Frequently Asked Questions
Most mutual funds in India allow SIP starting from ₹500 per month. Some AMCs like SBI, HDFC, and Nippon offer SIPs starting from ₹100. There is no upper limit on SIP investments.
There is no maximum tenure for a SIP. You can invest as long as you want. Most financial advisors recommend staying invested for at least 5-7 years in equity SIPs to see meaningful compounding benefits. The minimum SIP tenure is typically 6 months to 1 year depending on the fund house.
SIP is generally better for salaried individuals as it promotes disciplined investing and reduces market timing risk through rupee cost averaging. Lumpsum can give higher returns in a consistently rising market. Studies show that lumpsum outperforms SIP about 60-65% of the time over long periods, but SIP provides a smoother investment journey with lower volatility risk.
No, SIP returns are not guaranteed as they depend on market performance. Equity mutual fund SIPs have historically delivered 12-15% annual returns over 10+ year periods in India. However, past performance does not guarantee future returns. Debt fund SIPs are relatively more stable with 6-8% expected returns.
Yes, you can increase, decrease, pause, or completely stop your SIP at any time without any penalty. Most fund houses also allow you to pause your SIP for 1-3 months. The only exception is ELSS (tax-saving) funds which have a 3-year lock-in per installment.

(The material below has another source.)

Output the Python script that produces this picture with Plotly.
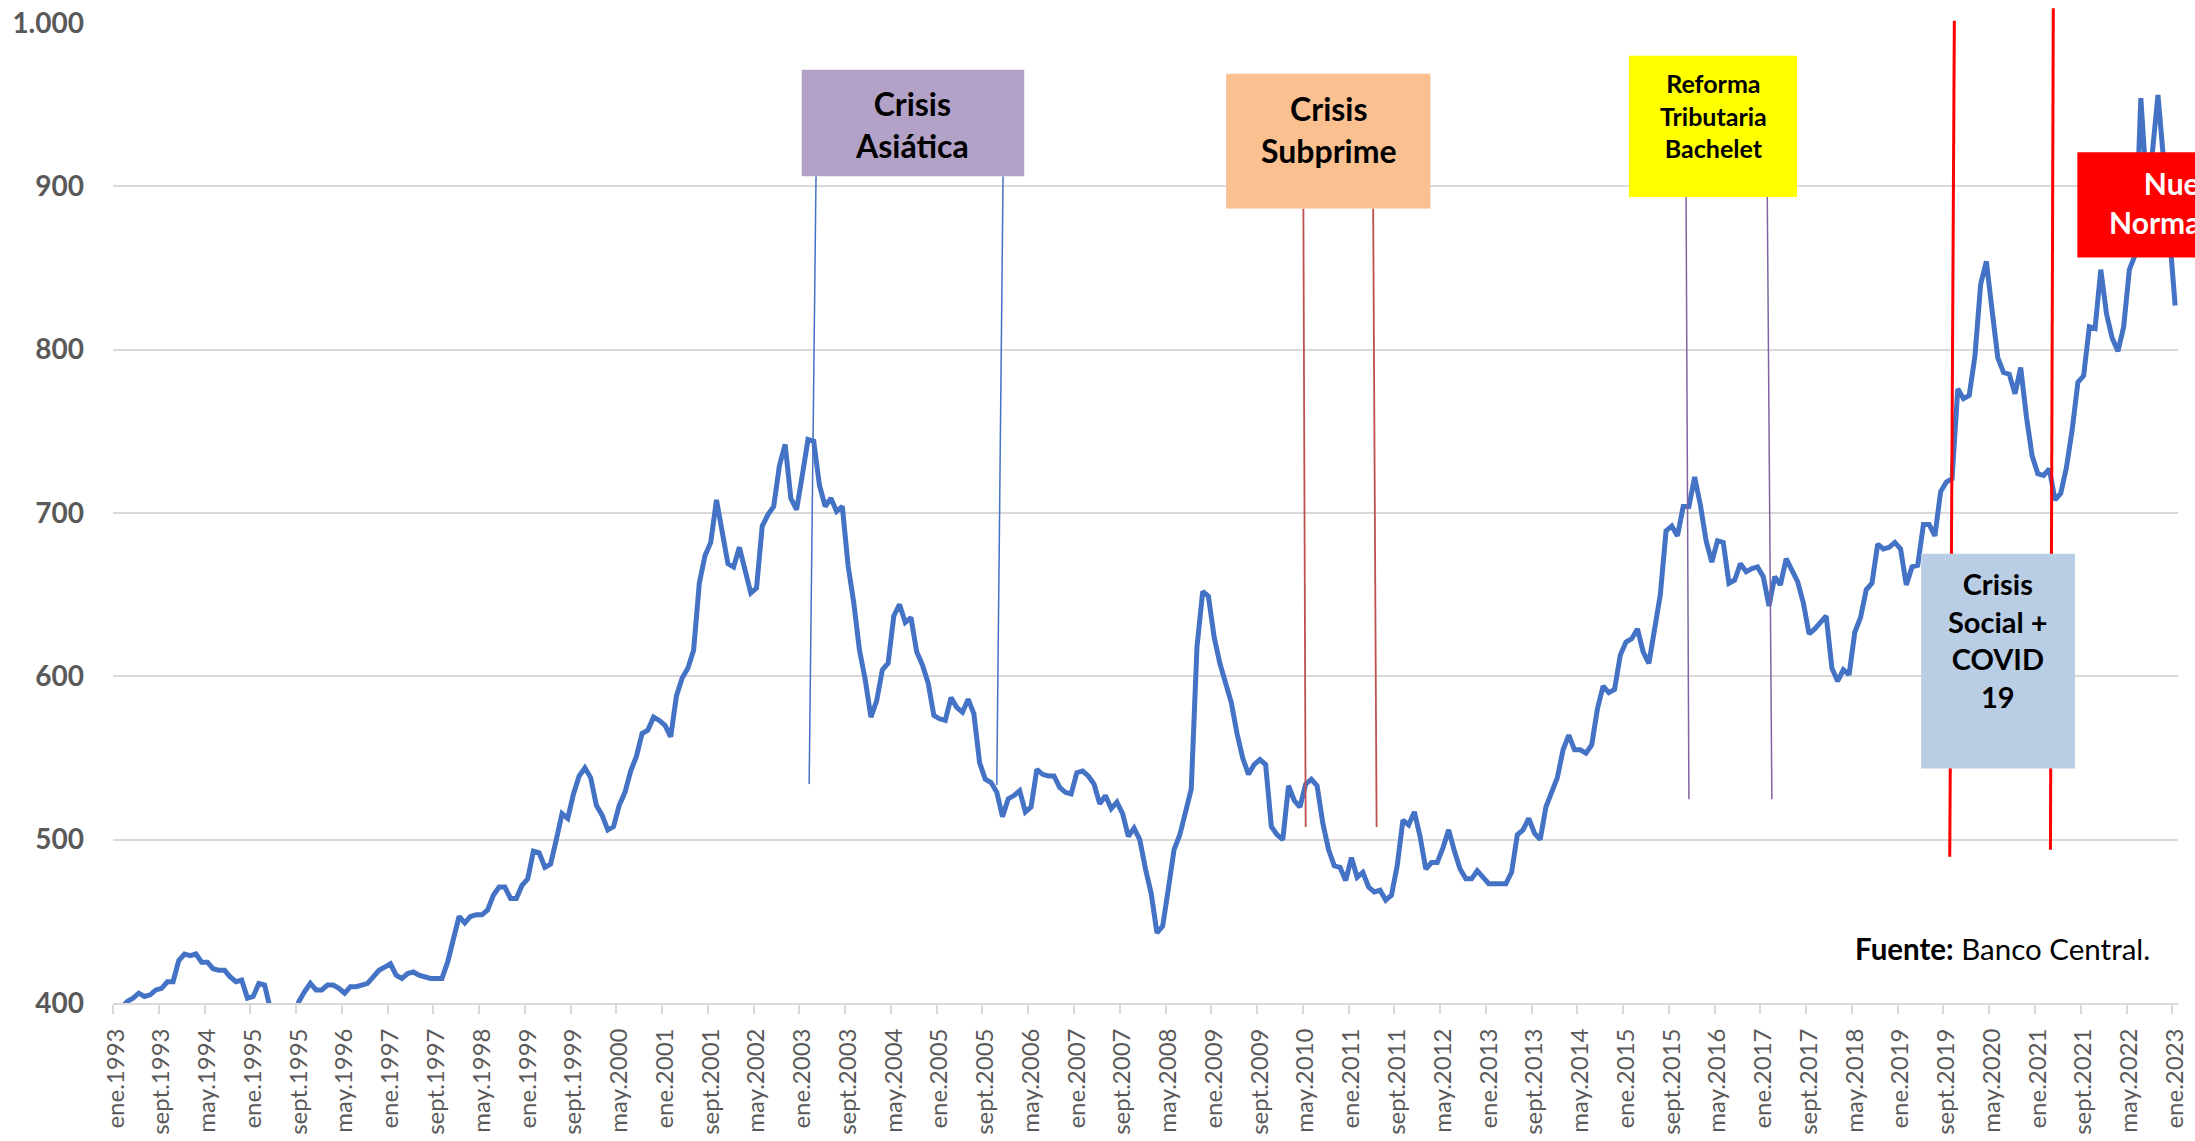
import plotly.graph_objects as go

# Tipo de cambio observado (CLP por USD), promedio mensual, ene.1993 - ene.2023
dolar_1993_1999 = [
    386, 397, 401, 403, 406, 404, 405, 408, 409, 413, 413, 426,  # 1993
    430, 429, 430, 425, 425, 421, 420, 420, 416, 413, 414, 403,  # 1994
    404, 412, 411, 395, 382, 377, 375, 388, 401, 407, 412, 408,  # 1995
    408, 411, 411, 409, 406, 410, 410, 411, 412, 416, 420, 422,  # 1996
    424, 417, 415, 418, 419, 417, 416, 415, 415, 415, 425, 438,  # 1997
    453, 449, 453, 454, 454, 457, 466, 471, 471, 464, 464, 472,  # 1998
    476, 493, 492, 483, 485, 500, 516, 513, 528, 539, 544, 538,  # 1999
]
dolar_2000_2006 = [
    521, 515, 506, 508, 521, 529, 542, 551, 565, 567, 575, 573,  # 2000
    570, 563, 588, 599, 605, 616, 657, 674, 682, 708, 688, 669,  # 2001
    667, 679, 665, 651, 654, 692, 699, 704, 729, 742, 709, 702,  # 2002
    723, 745, 744, 717, 704, 709, 701, 704, 668, 645, 616, 598,  # 2003
    575, 585, 604, 608, 637, 644, 633, 636, 615, 607, 596, 576,  # 2004
    574, 573, 587, 581, 578, 586, 577, 547, 537, 535, 529, 514,  # 2005
    525, 527, 530, 517, 520, 543, 540, 539, 539, 532, 529, 528,  # 2006
]
dolar_2007_2013 = [
    541, 542, 539, 534, 522, 527, 519, 523, 516, 502, 507, 500,  # 2007
    482, 467, 443, 447, 470, 494, 503, 516, 531, 618, 652, 649,  # 2008
    624, 608, 596, 584, 565, 550, 540, 546, 549, 546, 508, 503,  # 2009
    500, 533, 524, 520, 534, 537, 533, 510, 494, 484, 483, 475,  # 2010
    489, 477, 480, 471, 468, 469, 463, 466, 484, 512, 509, 517,  # 2011
    502, 482, 486, 486, 495, 506, 493, 482, 476, 476, 481, 477,  # 2012
    473, 473, 473, 473, 480, 503, 506, 513, 504, 500, 520, 530,  # 2013
]
dolar_2014_2020 = [
    538, 555, 564, 555, 555, 553, 558, 580, 594, 590, 592, 613,  # 2014
    621, 623, 629, 615, 608, 629, 650, 689, 692, 686, 704, 704,  # 2015
    722, 705, 683, 670, 683, 682, 657, 659, 669, 664, 666, 667,  # 2016
    661, 643, 661, 656, 672, 665, 658, 645, 626, 629, 633, 637,  # 2017
    605, 597, 604, 601, 627, 636, 653, 657, 681, 678, 679, 682,  # 2018
    678, 656, 667, 668, 693, 693, 686, 713, 719, 721, 776, 770,  # 2019
    772, 796, 840, 854, 824, 795, 786, 785, 773, 789, 759, 735,  # 2020
]
dolar_2021_2023 = [
    724, 723, 727, 708, 712, 728, 751, 780, 784, 814, 813, 849,  # 2021
    822, 807, 799, 814, 849, 858, 954, 900, 920, 956, 915, 868,  # 2022
    827,                                                         # 2023
]

etiquetas_x = [
    "ene.1993", "sept.1993", "may.1994", "ene.1995", "sept.1995", "may.1996",
    "ene.1997", "sept.1997", "may.1998", "ene.1999", "sept.1999", "may.2000",
    "ene.2001", "sept.2001", "may.2002", "ene.2003", "sept.2003", "may.2004",
    "ene.2005", "sept.2005", "may.2006", "ene.2007", "sept.2007", "may.2008",
    "ene.2009", "sept.2009", "may.2010", "ene.2011", "sept.2011", "may.2012",
    "ene.2013", "sept.2013", "may.2014", "ene.2015", "sept.2015", "may.2016",
    "ene.2017", "sept.2017", "may.2018", "ene.2019", "sept.2019", "may.2020",
    "ene.2021", "sept.2021", "may.2022", "ene.2023",
]
valores_y = [400, 500, 600, 700, 800, 900, 1000]
etiquetas_y = ["400", "500", "600", "700", "800", "900", "1.000"]

dolar = dolar_1993_1999 + dolar_2000_2006 + dolar_2007_2013 + dolar_2014_2020 + dolar_2021_2023
meses = list(range(len(dolar)))
N = len(dolar)
X_MIN, X_MAX = -0.5, N - 0.5          # cada mes ocupa una categoría completa
Y_MIN, Y_MAX = 400, 1000
paso_etiquetas = 8

FUENTE = "Lato"
GRIS = "#595959"
GRILLA = "#D9D9D9"


def px(mes):
    """Mes (índice) -> coordenada paper horizontal."""
    return (mes - X_MIN) / (X_MAX - X_MIN)


def py(valor):
    """Pesos por dólar -> coordenada paper vertical."""
    return (valor - Y_MIN) / (Y_MAX - Y_MIN)


fig = go.Figure()
fig.add_trace(go.Scatter(
    x=meses, y=dolar, mode="lines",
    line=dict(color="#4472C4", width=5),
    showlegend=False, hoverinfo="skip",
))

# Líneas verticales que marcan cada episodio (mes, valor arriba -> mes, valor abajo)
marcas = [
    (122.4, 906.2, 121.2, 534.0, "#4472C4", 1.5),
    (155.1, 906.2, 154.0, 533.4, "#4472C4", 1.5),
    (207.6, 886.5, 208.0, 507.8, "#C0504D", 1.8),
    (219.8, 886.5, 220.4, 507.8, "#C0504D", 1.8),
    (274.5, 893.4, 275.0, 524.7, "#8064A2", 1.5),
    (288.7, 893.4, 289.5, 524.7, "#8064A2", 1.5),
    (321.4, 1001.4, 320.6, 489.6, "#FF0000", 3),
    (338.7, 1009.0, 338.2, 493.8, "#FF0000", 3),
]
shapes = []
for m0, v0, m1, v1, col, w in marcas:
    shapes.append(dict(type="line", xref="paper", yref="paper",
                       x0=px(m0), y0=py(v0), x1=px(m1), y1=py(v1),
                       line=dict(color=col, width=w), layer="above"))

# Recuadros con el nombre de cada episodio
recuadros = [
    dict(texto="Crisis<br>Asiática", m=(119.9, 158.8), v=(906.2, 971.4),
         fondo="#B3A2C7", color="black", size=32, tm=139.2, tv=938),
    dict(texto="Crisis<br>Subprime", m=(194.1, 229.8), v=(886.5, 969.0),
         fondo="#FAC090", color="black", size=32, tm=212.0, tv=934.7),
    dict(texto="Reforma<br>Tributaria<br>Bachelet", m=(264.5, 293.9), v=(893.4, 980.0),
         fondo="#FFFF00", color="black", size=25, tm=279.3, tv=943.2),
    dict(texto="Crisis<br>Social +<br>COVID<br>19", m=(315.6, 342.5), v=(543.6, 675.0),
         fondo="#B9CDE5", color="black", size=29, tm=329.1, tv=622.0),
    dict(texto="Nueva<br>Normalidad", m=(342.9, 382.0), v=(856.5, 920.8),
         fondo="#FF0000", color="white", size=30, tm=362.0, tv=889.8),
]
annotations = []
for r in recuadros:
    shapes.append(dict(type="rect", xref="paper", yref="paper",
                       x0=px(r["m"][0]), x1=px(r["m"][1]),
                       y0=py(r["v"][0]), y1=py(r["v"][1]),
                       fillcolor=r["fondo"], line=dict(width=0), layer="above"))
    annotations.append(dict(xref="paper", yref="paper", x=px(r["tm"]), y=py(r["tv"]),
                            text=r["texto"], showarrow=False, align="center",
                            xanchor="center", yanchor="middle",
                            font=dict(family=FUENTE, size=r["size"], color=r["color"],
                                      weight="bold")))

annotations.append(dict(xref="paper", yref="paper", x=px(303.7), y=py(433.2),
                        text="<b>Fuente:</b> Banco Central.", showarrow=False,
                        xanchor="left", yanchor="middle",
                        font=dict(family=FUENTE, size=29.5, color="black")))

# Marcas del eje en los límites entre categorías, cada 8 meses
limites_x = [v - 0.5 for v in meses[::paso_etiquetas]]

fig.update_layout(
    width=2195, height=1141,
    margin=dict(l=113, r=17, t=23, b=138),
    paper_bgcolor="white", plot_bgcolor="white",
    shapes=shapes, annotations=annotations,
    xaxis=dict(
        range=[X_MIN, X_MAX],
        automargin=False,
        tickmode="array",
        tickvals=meses[::paso_etiquetas],
        ticktext=etiquetas_x,
        tickangle=-90,
        tickfont=dict(family=FUENTE, size=24, color=GRIS),
        ticks="", ticklabelstandoff=14,
        minor=dict(tickmode="array", tickvals=limites_x, ticks="outside",
                   ticklen=9, tickwidth=1.8, tickcolor=GRILLA, showgrid=False),
        showgrid=False, zeroline=False,
        showline=True, linecolor=GRILLA, linewidth=1.8,
    ),
    yaxis=dict(
        range=[Y_MIN, Y_MAX],
        automargin=False,
        tickmode="array",
        tickvals=valores_y,
        ticktext=etiquetas_y,
        tickfont=dict(family=FUENTE, size=28, color=GRIS, weight="bold"),
        ticks="", ticklabelstandoff=28,
        showgrid=True, gridcolor=GRILLA, gridwidth=1.8,
        zeroline=False, showline=False,
    ),
)

fig.write_html("out.html")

No, you can invest via SIP in virtually any type of mutual fund — equity funds, debt funds, hybrid funds, index funds, ELSS, liquid funds, and more. SIP is simply a method of investing, not a fund type.
A Step-up SIP (also called Top-up SIP) automatically increases your SIP amount at regular intervals (usually annually) by a fixed amount or percentage. For example, if you start a SIP of ₹5,000 with a 10% annual step-up, your SIP becomes ₹5,500 in year 2, ₹6,050 in year 3, and so on. This helps your investments grow in line with your income growth.
While both involve regular monthly investments, SIP invests in mutual funds (market-linked) while RD is a bank deposit with guaranteed but lower returns (5-7%). SIP has the potential for higher returns (12-15% in equity) but carries market risk. RD offers capital protection but returns may not beat inflation after tax.
For equity mutual fund SIPs: Long-term capital gains (held >1 year) above ₹1.25 lakh are taxed at 12.5%. Short-term gains (held <1 year) are taxed at 20%. For debt fund SIPs: Gains are taxed at your income tax slab rate. ELSS SIP investments qualify for deduction under Section 80C up to ₹1.5 lakh per year under the old tax regime.
If you miss a SIP installment due to insufficient funds, most fund houses will simply skip that month without any penalty. Your SIP continues from the next month. However, if you miss 3 consecutive installments, some AMCs may cancel the SIP mandate. It’s always advisable to maintain sufficient balance on the SIP date.